A sense of hopelessness — People have lost all trust in their system. They feel that they have little to no chance of progressing in a hostile environment that is rigged against their class. This dissuades them from putting genuine effort into improving their situation and hence the cycle of misery perpetuates itself.
Discouragement of women from the workforce — Women in Pakistan are discouraged from pursuing a career and are instead pushed towards becoming stay-at-home housewives. The general thinking is that it is extremely hard for women to cover both house work and a career at the same time so they have to prioritize house work (partly because men are never expected to participate in that). This is often seen in female doctors who make up the majority in medical colleges but are in a minority in almost every major hospital/clinic in the country.
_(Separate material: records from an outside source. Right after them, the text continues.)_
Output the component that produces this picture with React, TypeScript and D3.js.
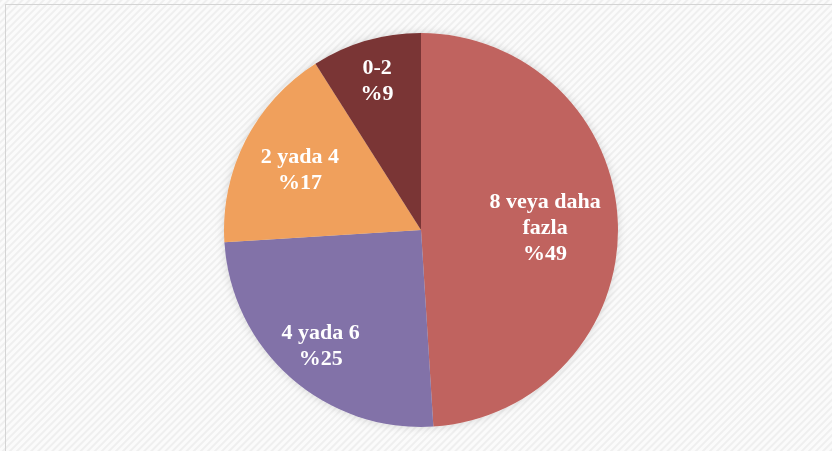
import { useEffect, useRef } from 'react';
import * as d3 from 'd3';

// slices, clockwise from 12 o'clock
const labels = ['8 veya daha fazla', '4 yada 6', '2 yada 4', '0-2'];
const labelLines = [['8 veya daha', 'fazla', '%49'], ['4 yada 6', '%25'], ['2 yada 4', '%17'], ['0-2', '%9']];
const values = [49, 25, 17, 9];
const colors = ['#C0645F', '#8272A8', '#F0A05B', '#7A3535'];

const W = 832;
const H = 451;

const App = () => {
  const ref = useRef<SVGSVGElement>(null);

  useEffect(() => {
    const svg = d3.select(ref.current);
    svg.selectAll('*').remove();

    const defs = svg.append('defs');
    const pat = defs
      .append('pattern')
      .attr('id', 'stripes')
      .attr('width', 5)
      .attr('height', 5)
      .attr('patternUnits', 'userSpaceOnUse')
      .attr('patternTransform', 'rotate(45)');
    pat.append('rect').attr('width', 5).attr('height', 5).attr('fill', '#fbfbfb');
    pat.append('rect').attr('width', 2).attr('height', 5).attr('fill', '#efefef');

    const f = defs.append('filter').attr('id', 'shadow').attr('x', '-20%').attr('y', '-20%').attr('width', '140%').attr('height', '140%');
    f.append('feDropShadow').attr('dx', 0).attr('dy', 0).attr('stdDeviation', 4).attr('flood-color', '#000').attr('flood-opacity', 0.15);

    svg.append('rect').attr('width', W).attr('height', H).attr('fill', 'url(#stripes)');
    svg
      .append('rect')
      .attr('x', 5.5)
      .attr('y', 4.5)
      .attr('width', W + 20)
      .attr('height', H + 20)
      .attr('fill', 'none')
      .attr('stroke', '#d4d4d4');

    const cx = 421;
    const cy = 230;
    const r = 197;

    const pie = d3.pie<number>().sort(null).value((d) => d);
    const arcs = pie(values);
    const arc = d3.arc<d3.PieArcDatum<number>>().innerRadius(0).outerRadius(r);

    const g = svg.append('g').attr('transform', `translate(${cx},${cy})`);
    g.append('g')
      .attr('filter', 'url(#shadow)')
      .selectAll('path')
      .data(arcs)
      .enter()
      .append('path')
      .attr('d', arc)
      .attr('fill', (_, i) => colors[i])
      .append('title')
      .text((_, i) => labels[i]);

    // label distance from centre, as fraction of radius
    const labelR = [0.63, 0.77, 0.69, 0.8];
    const lineH = 26;
    arcs.forEach((a, i) => {
      const mid = (a.startAngle + a.endAngle) / 2;
      const d = labelR[i] * r;
      const x = Math.sin(mid) * d;
      const y = -Math.cos(mid) * d;
      const lines = labelLines[i];
      const t = g
        .append('text')
        .attr('text-anchor', 'middle')
        .attr('font-family', '"Liberation Serif", "Times New Roman", serif')
        .attr('font-weight', 'bold')
        .attr('font-size', 22)
        .attr('fill', '#ffffff');
      lines.forEach((ln, j) => {
        t.append('tspan')
          .attr('x', x)
          .attr('y', y + (j - (lines.length - 1) / 2) * lineH + 8)
          .text(ln);
      });
    });
  }, []);

  return (
    <svg
      ref={ref}
      width={W}
      height={H}
      style={{ position: 'fixed', left: 0, top: 0, display: 'block' }}
    ></svg>
  );
};

export default App;
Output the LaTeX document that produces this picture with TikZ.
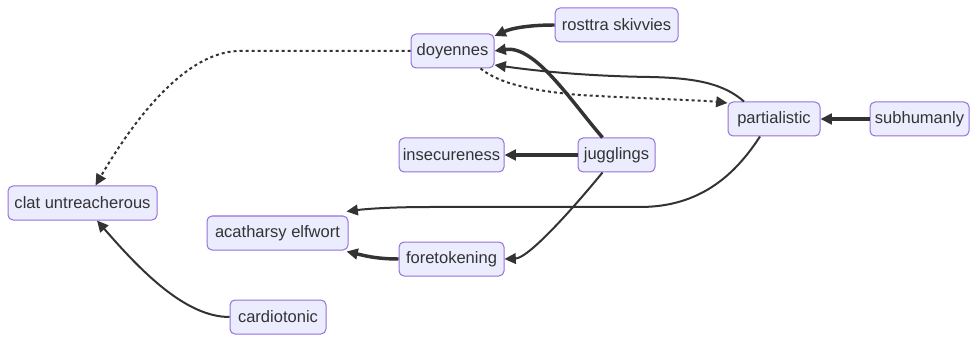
\documentclass[tikz,border=0pt]{standalone}
\usepackage{fontspec}
\setmainfont{Liberation Sans}
\usetikzlibrary{arrows.meta,calc}
\definecolor{nodefill}{HTML}{ECECFF}
\definecolor{nodeline}{HTML}{9370DB}
\definecolor{edgecol}{HTML}{333333}
\definecolor{txtcol}{HTML}{333333}
\begin{document}
\begin{tikzpicture}[x=0.75pt,y=-0.75pt,
  box/.style={draw=nodeline,fill=nodefill,line width=0.75pt,rounded corners=3.75pt,
    minimum height=25.5pt,inner sep=0pt,text=txtcol,font=\fontsize{12.4}{14}\selectfont},
  link/.style={draw=edgecol,line width=1.5pt,-{Triangle[length=8.5pt,width=8pt]}},
  thicklink/.style={link,line width=2.6pt},
  dotlink/.style={link,dash pattern=on 2.25pt off 2.25pt}]
\useasboundingbox (0,0) rectangle (978,342);

% nodes
\node[box,minimum width=62.25pt]  (doy)  at (452.5,51)  {doyennes};
\node[box,minimum width=92.25pt]  (rs)   at (616.5,25)  {rosttra skivvies};
\node[box,minimum width=69pt]     (par)  at (774,119)   {partialistic};
\node[box,minimum width=74.25pt]  (sub)  at (919.5,119) {subhumanly};
\node[box,minimum width=78.75pt]  (ins)  at (451.5,155) {insecureness};
\node[box,minimum width=57.75pt]  (jug)  at (616.5,155) {jugglings};
\node[box,minimum width=111.75pt] (clat) at (82.5,203)  {clat untreacherous};
\node[box,minimum width=105.75pt] (aca)  at (277.5,233) {acatharsy elfwort};
\node[box,minimum width=78.75pt]  (fore) at (451.5,259) {foretokening};
\node[box,minimum width=72pt]     (card) at (278,317)   {cardiotonic};

% connectors
\draw[thicklink] (rs.west) .. controls (530,25) and (512,28) .. ($(doy.east)+(0,-15)$);
\draw[thicklink] ($(jug.north)+(-14,0)$) .. controls (570,100) and (535,45) .. (doy.east);
\draw[link] ($(par.north)+(-30,0)$) .. controls (725,85) and (700,78) .. (650,77)
  .. controls (580,76) and (530,70) .. ($(doy.east)+(0,14)$);
\draw[dotlink] ($(doy.south)+(28,0)$) .. controls (495,80) and (520,90) .. (580,95)
  .. controls (650,99) and (700,100) .. ($(par.west)+(0,-16)$);
\draw[dotlink] (doy.west) -- (240,51) .. controls (180,51) and (125,135) .. ($(clat.north)+(13,0)$);
\draw[thicklink] (sub.west) -- (par.east);
\draw[thicklink] (jug.west) -- (ins.east);
\draw[link] ($(jug.south)+(-14,0)$) .. controls (580,200) and (530,258) .. (fore.east);
\draw[link] ($(par.south)+(-14,0)$) .. controls (735,175) and (700,207) .. (640,207)
  -- (430,207) .. controls (390,207) and (365,209) .. ($(aca.north east)+(-2,-4)$);
\draw[thicklink] (fore.west) .. controls (375,259) and (362,255) .. ($(aca.south east)+(-2,1)$);
\draw[link] (card.west) .. controls (185,317) and (140,270) .. ($(clat.south)+(14.5,0)$);
\end{tikzpicture}
\end{document}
Problems such as workplace harassment, a lack of women-friendly transport infrastructure and a general patriarchal environment also discourage women from working.
Seeing through different sociological lenses
Conflict theory can both be applied to classes and genders within Pakistan. The class conflict can be studied through the book Big Capital in an Unequal World by the Australian anthropologist Rosita Armytage. She explains in her book how the Pakistani elite uses many techniques — such as patronizing in business, exclusive clubs and marriage etc., — to bar entry of the masses into their own class. Such barriers can be seen at many different levels (as explained above) and create a sort of a class conflict within the society where the majority feels that the elite is extracting their country’s resources and robbing them of a chance at a better life.
This theory can equally be extended to genders too. Many feminist women feel that Pakistani women are intentionally kept away from work opportunities to ensure financial dependence on men. They often claim that men feel insecure when the women in their families are earning more. People who exist out of the gender binary — namely the khuwaja sirah community — have almost no access to education and work opportunities. Disowned by their own families and the society at large, this oppressed community is often left to fend for itself through begging and sex work.
These conflicts within the Pakistani society have contributed to a lack of social development in the country.
A simple glance at the micro-level habits of the Pakistani population that determine their social progress shows the reasons behind a lack of progress. Factors such as a lack of a culture of savings and investment, the disdain of entrepreneurship in general, the work ethic etc., all paint the picture of an environment that does not promote growth.
In a nutshell
Much of the blame for Pakistan’s current dismal condition of social metrics goes to the political instability and economic mismanagement that can solely be attributed to the country’s ruling classes. But some of the responsibility sits with the population itself as it erects barriers for those below to progress, hence stalling the progress of the country itself. The poor work ethic, the hostile business environment and other cultural factors contribute towards keeping the country in its current dismal economic state.